Logistics of Remote Exploration: Car vs. Bus
A rental car is the most efficient way to reach Mizonokuchi Cave, Kasasa Art Museum, Nagasakibana, and Tarumi Senbon Ginkgo — four of the most rewarding spots on this list. Most major rental agencies operate from outside Kagoshima-Chuo Station and from the airport. Booking 48 hours ahead in peak autumn season (late November) is strongly recommended as local supply tightens. Expect to pay ¥6,000–¥9,000 per day for a compact car before fuel.
Travelers on a budget can cover the more accessible half of this list without a car. The SunQ Pass (¥3,000 for one day, ¥5,000 for three days) gives unlimited access to buses heading toward Chiran, Ibusuki, and the Izumi area. Always check the last bus times for rural services — evening departures from Chiran and Ibusuki often stop before 19:00. The Sakurajima ferry runs almost 24 hours and costs ¥200 per person, making the island the easiest half-day trip on this entire list. Driving in Kagoshima Prefecture is generally low-stress: coastal roads are well-maintained, parking at remote attractions is usually free, and toll roads on the main expressways are the only significant additional cost.
Frequently Asked Questions
Do I need a car to see Kagoshima's hidden gems?
Yes, a rental car is highly recommended for remote spots like Mizonokuchi Cave. While buses exist for Chiran and Ibusuki, they are infrequent. Driving allows you to visit multiple gems in a single day.
When is the best time to see the cranes in Izumi?
The cranes are present from November through March each year. January is the peak month for bird numbers and activity. Visit at sunrise to see the birds leave their roosting grounds.
Is Kagoshima safe to visit with an active volcano?
Kagoshima is very safe as the volcano is closely monitored by experts. Residents carry on with daily life despite frequent small ash eruptions. Check the local ash forecast and carry a small umbrella for protection.

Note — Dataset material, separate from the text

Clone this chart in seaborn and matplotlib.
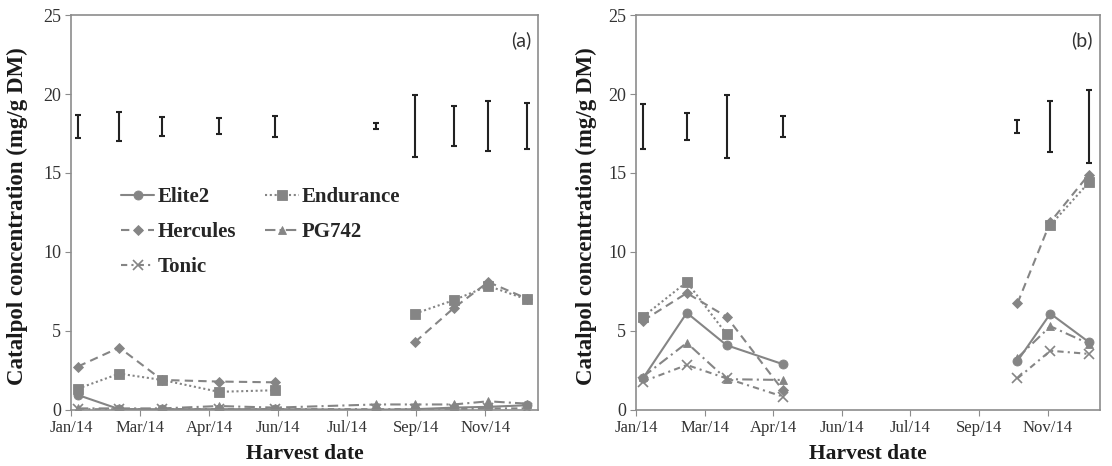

Kagoshima remains one of Japan's most rewarding destinations for those willing to venture off the main path. From the spiritual depths of lava caves to the golden ginkgo forests, the variety of experiences is unmatched. By following this guide, you can avoid the crowds and find the quiet, magical corners of the Satsuma Peninsula and beyond.
Remember to pack for changing weather and keep a flexible schedule for the volcano's moods. Whether you are soaking in an infinity onsen or watching thousands of cranes take flight at dawn, Kagoshima will surprise you at every turn. Start planning your journey today and discover why this region is a favourite for seasoned Japan travelers.